* [Work to do]: Omit every picture, and retype the lines that run from the beginning of the data below through the line containing "p_ref = [0, 0, 10, 10, 0, 0]", inclusive.

#####

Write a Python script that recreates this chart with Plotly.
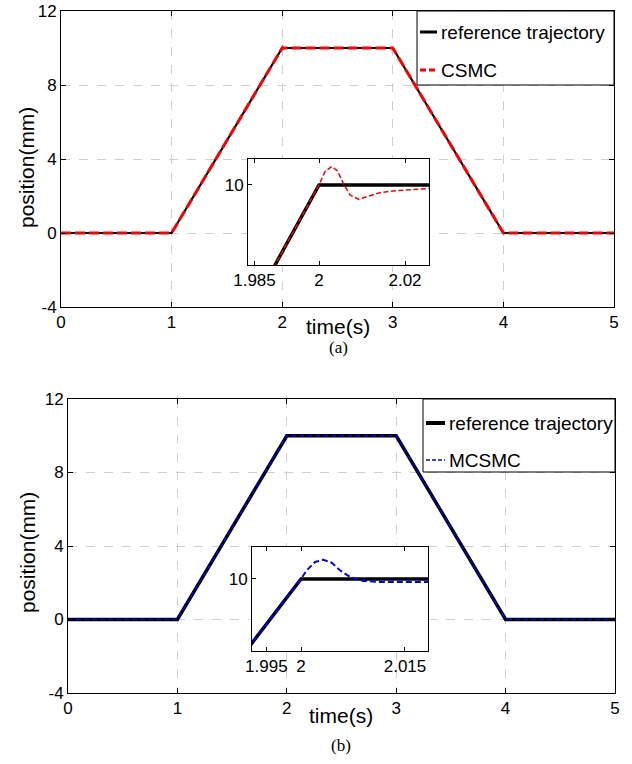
import plotly.graph_objects as go

W, H = 632, 764

# ---------------- data ----------------
t_ref = [0, 1, 2, 3, 4, 5]
p_ref = [0, 0, 10, 10, 0, 0]

t_csmc = [0, 1, 2.0, 2.0014, 2.00295, 2.00426, 2.00566, 2.00721, 2.00915, 2.01109,
          2.01419, 2.01806, 2.02194, 2.02558, 2.03, 2.1, 3, 4, 5]
p_csmc = [0, 0, 10.0, 10.0171, 10.0234, 10.0183, 10.0021, 9.9872, 9.9817, 9.9851,
          9.9902, 9.9928, 9.9940, 9.9953, 9.997, 10.0, 10, 0, 0]

t_mcsmc = [0, 1, 2.0, 2.00082, 2.00202, 2.00322, 2.00442, 2.00563, 2.00707, 2.00899,
           2.01139, 2.01428, 2.01837, 2.03, 2.1, 3, 4, 5]
p_mcsmc = [0, 0, 10.0, 10.0095, 10.0187, 10.0212, 10.0179, 10.0095, 10.0022, 9.9978,
           9.9967, 9.9960, 9.9945, 9.996, 10.0, 10, 0, 0]

x_ticks = [0, 1, 2, 3, 4, 5]
y_ticks = [-4, 0, 4, 8, 12]
y_tick_labels = ["-4", "0", "4", "8", "12"]
inset_a_ticks = [1.985, 2, 2.02]
inset_a_labels = ["1.985", "2", "2.02"]
inset_b_ticks = [1.995, 2, 2.015]
inset_b_labels = ["1.995", "2", "2.015"]

FONT = "Liberation Sans, Arial, Helvetica, sans-serif"
SERIF = "Liberation Serif, Times New Roman, serif"


def px_x(a, b):
    return [a / W, b / W]


def px_y(top, bottom):
    return [1 - bottom / H, 1 - top / H]


def X(p):
    return p / W


def Y(p):
    return 1 - p / H


fig = go.Figure()

# top main
fig.add_trace(go.Scatter(x=t_ref, y=p_ref, mode="lines", name="reference trajectory",
                         line=dict(color="black", width=2.2), xaxis="x", yaxis="y"))
fig.add_trace(go.Scatter(x=t_csmc, y=p_csmc, mode="lines", name="CSMC",
                         line=dict(color="red", width=3, dash="10px,4px"), xaxis="x", yaxis="y"))
# bottom main
fig.add_trace(go.Scatter(x=t_ref, y=p_ref, mode="lines", name="reference trajectory",
                         line=dict(color="black", width=3.5), xaxis="x2", yaxis="y2"))
fig.add_trace(go.Scatter(x=t_mcsmc, y=p_mcsmc, mode="lines", name="MCSMC",
                         line=dict(color="blue", width=1.5, dash="5px,3px"), xaxis="x2", yaxis="y2"))
# insets
fig.add_trace(go.Scatter(x=t_ref, y=p_ref, mode="lines",
                         line=dict(color="black", width=3.5), xaxis="x3", yaxis="y3"))
fig.add_trace(go.Scatter(x=t_csmc, y=p_csmc, mode="lines",
                         line=dict(color="red", width=1.5, dash="5px,2.5px"), xaxis="x3", yaxis="y3"))
fig.add_trace(go.Scatter(x=t_ref, y=p_ref, mode="lines",
                         line=dict(color="black", width=3.5), xaxis="x4", yaxis="y4"))
fig.add_trace(go.Scatter(x=t_mcsmc, y=p_mcsmc, mode="lines",
                         line=dict(color="blue", width=2, dash="6px,3px"), xaxis="x4", yaxis="y4"))

main_axis = dict(showline=True, mirror="ticks", linecolor="black", linewidth=1,
                 ticks="inside", ticklen=5, tickcolor="black", zeroline=False,
                 showgrid=True, gridcolor="#cfcfcf", griddash="dash", gridwidth=1,
                 tickfont=dict(family=FONT, size=17, color="black"))
inset_axis = dict(showline=True, mirror="ticks", linecolor="black", linewidth=1,
                  ticks="inside", ticklen=4, tickcolor="black", zeroline=False,
                  showgrid=False, tickfont=dict(family=FONT, size=17, color="black"))

fig.update_layout(
    width=W, height=H, autosize=False, showlegend=False,
    margin=dict(l=0, r=0, t=0, b=0, pad=0, autoexpand=False),
    paper_bgcolor="white", plot_bgcolor="white",
    xaxis=dict(main_axis, domain=px_x(61, 614), range=[0, 5], tickvals=x_ticks, anchor="y"),
    yaxis=dict(main_axis, domain=px_y(11, 307), range=[-4, 12], tickvals=y_ticks,
               ticktext=y_tick_labels, anchor="x"),
    xaxis2=dict(main_axis, domain=px_x(68, 615), range=[0, 5], tickvals=x_ticks, anchor="y2"),
    yaxis2=dict(main_axis, domain=px_y(399, 693), range=[-4, 12], tickvals=y_ticks,
                ticktext=y_tick_labels, anchor="x2"),
    xaxis3=dict(inset_axis, domain=px_x(248, 429), range=[1.98349, 2.02558],
                tickvals=inset_a_ticks, ticktext=inset_a_labels, anchor="y3"),
    yaxis3=dict(inset_axis, domain=px_y(159, 265), range=[9.8977, 10.0332],
                tickvals=[10], ticktext=["10"], anchor="x3"),
    xaxis4=dict(inset_axis, domain=px_x(252, 428), range=[1.99293, 2.01832],
                tickvals=inset_b_ticks, ticktext=inset_b_labels, anchor="y4"),
    yaxis4=dict(inset_axis, domain=px_y(547, 651), range=[9.9205, 10.0352],
                tickvals=[10], ticktext=["10"], anchor="x4"),
)

# ---- legends drawn as boxed keys in the top-right corners ----
legends = [
    dict(box=(417, 11, 614, 85), rows=[32, 70], x0=420, x1=437, tx=439,
         labels=["reference trajectory", "CSMC"],
         styles=[dict(color="black", width=3), dict(color="red", width=3, dash="6px,3px")]),
    dict(box=(423, 399, 615, 472), rows=[423, 460], x0=426, x1=445, tx=447,
         labels=["reference trajectory", "MCSMC"],
         styles=[dict(color="black", width=4), dict(color="blue", width=1.5, dash="4px,2px")]),
]
for lg in legends:
    bx0, by0, bx1, by1 = lg["box"]
    fig.add_shape(type="rect", xref="paper", yref="paper", x0=X(bx0), x1=X(bx1),
                  y0=Y(by1), y1=Y(by0), line=dict(color="black", width=1),
                  fillcolor="white", layer="above")
    for ry, lab, st in zip(lg["rows"], lg["labels"], lg["styles"]):
        fig.add_shape(type="line", xref="paper", yref="paper", x0=X(lg["x0"]), x1=X(lg["x1"]),
                      y0=Y(ry), y1=Y(ry), line=st, layer="above")
        fig.add_annotation(text=lab, x=X(lg["tx"]), y=Y(ry), xref="paper", yref="paper",
                           showarrow=False, xanchor="left", yanchor="middle",
                           font=dict(family=FONT, size=19, color="black"))

annots = [
    dict(text="time(s)", x=338, y=326, size=21, family=FONT, angle=0),
    dict(text="time(s)", x=341, y=715, size=21, family=FONT, angle=0),
    dict(text="position(mm)", x=26, y=168, size=21, family=FONT, angle=-90),
    dict(text="position(mm)", x=27, y=553, size=21, family=FONT, angle=-90),
    dict(text="(a)", x=338, y=347, size=17, family=SERIF, angle=0),
    dict(text="(b)", x=341, y=745, size=17, family=SERIF, angle=0),
]
for a in annots:
    fig.add_annotation(text=a["text"], x=X(a["x"]), y=Y(a["y"]), xref="paper", yref="paper",
                       showarrow=False, xanchor="center", yanchor="middle", textangle=a["angle"],
                       font=dict(family=a["family"], size=a["size"], color="black"))

fig.write_html("out.html", post_script="document.body.style.margin='0';")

#####

* [Output for this task]:
Write a Python script that recreates this chart with Plotly.
import plotly.graph_objects as go

W, H = 632, 764

# ---------------- data ----------------
t_ref = [0, 1, 2, 3, 4, 5]
p_ref = [0, 0, 10, 10, 0, 0]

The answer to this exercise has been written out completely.